We know that we are no longer subject to the Old Law (Heb. 9:15-17, 10:9). Yet, a Lamb was offered for our sins (Jn. 1:29). His blood was poured out (Jn. 19:34; Heb. 9:14) that we might have salvation (Matt. 26:28; Lk. 19:10). No, we were not there to actually touch Him as He died, but we need to think about this event and make it personal. Realize that Jesus was not there because of His sins but because of ours (I Pet. 2:22). Realize that His death was the death of the innocent! Just as the animal in the Mosaic period was innocent, so also Christ was innocent when nailed to the cross – even Pilate said so (Matt. 27:23-24)! If one’s emotions are stirred at the thought of an animal dying, how much more ought we be stirred when we allow the crucifixion of Christ to fill our minds!
In your mind and with the eye of faith, see yourself laying your hand upon the thorn-pierced head of Christ. Look into His eyes and tell Him He has to die so you can be cleansed! Yet, unlike the animals who suffered unwillingly, it was Jesus who went willingly to the cross (Jn. 10:18; Titus 2:14)! He knew exactly what He was doing and why (Jn. 18:36-37)!

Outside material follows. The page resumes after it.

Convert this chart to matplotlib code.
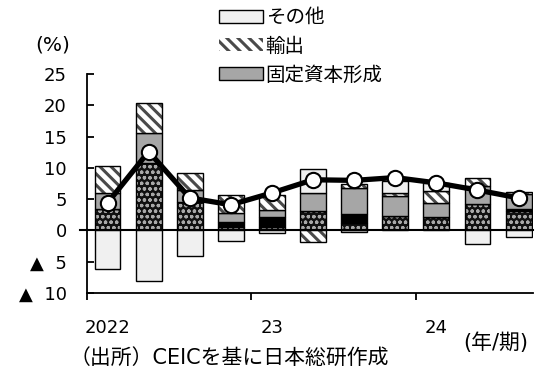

We do not know the mental attitude of those people in the Old Testament following the peace offering, but we can know our attitude toward Christ when we understand He fills that place in our lives today. “He is our peace” (Eph. 2:14-15; Col. 1:20)! What will you do now that you know Christ is our peace offering? Will you give your life to Him (II Cor. 5:14-15)? Will you obey His will and be saved (Mk. 16:16)? How could you refuse?